Multifunctional Spirulina-hybrid helical microswimmers: Imaging and photothermal efficacy enabled by intracellular gold deposition

Abstract

Helical micro-/nanoswimmers have been extensively explored as a miniaturized robotic tool for advanced biomedicine in the past two decades. However, the integration of biomedical functions on the existing swimmers remains insufficient to allow further in vivo developments. We propose a chemically engineered Spirulina microalgae with biogenic gold nanoparticles deposited in its cells and magnetite nanoparticles assembled on its surface. This biohybrid helical microswimmer is naturally of many desired functions and can be easily functionalized through surface modification and/or intracellular loading. The gold-enabled digital subtraction angiography of multimodal imaging function is highlighted herein. Such imaging modality makes real-time tracking possible in deep anatomical regions, guaranteeing precise in vivo navigation of our swimmers to specific lesions. Meanwhile, the gold-enhanced photothermal efficacy is also noteworthy.

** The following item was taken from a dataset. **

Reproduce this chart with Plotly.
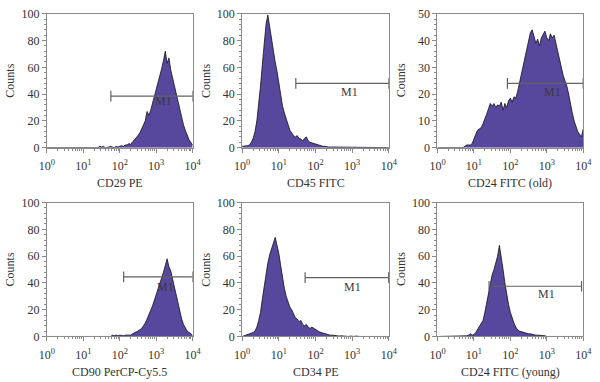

It regulates swimmer degradation via controlling photothermal heat and can be harnessed to implement targeted therapy, for which the targeting process and therapeutic effect are successfully demonstrated in a fluidic chip. Furthermore, the fabrication method is straightforward and cost-effective, suitable for mass production. All these results clarify the functionalization strategy enabled by biogenic intracellular deposition and provide a multifunctional biohybrid microswimmer.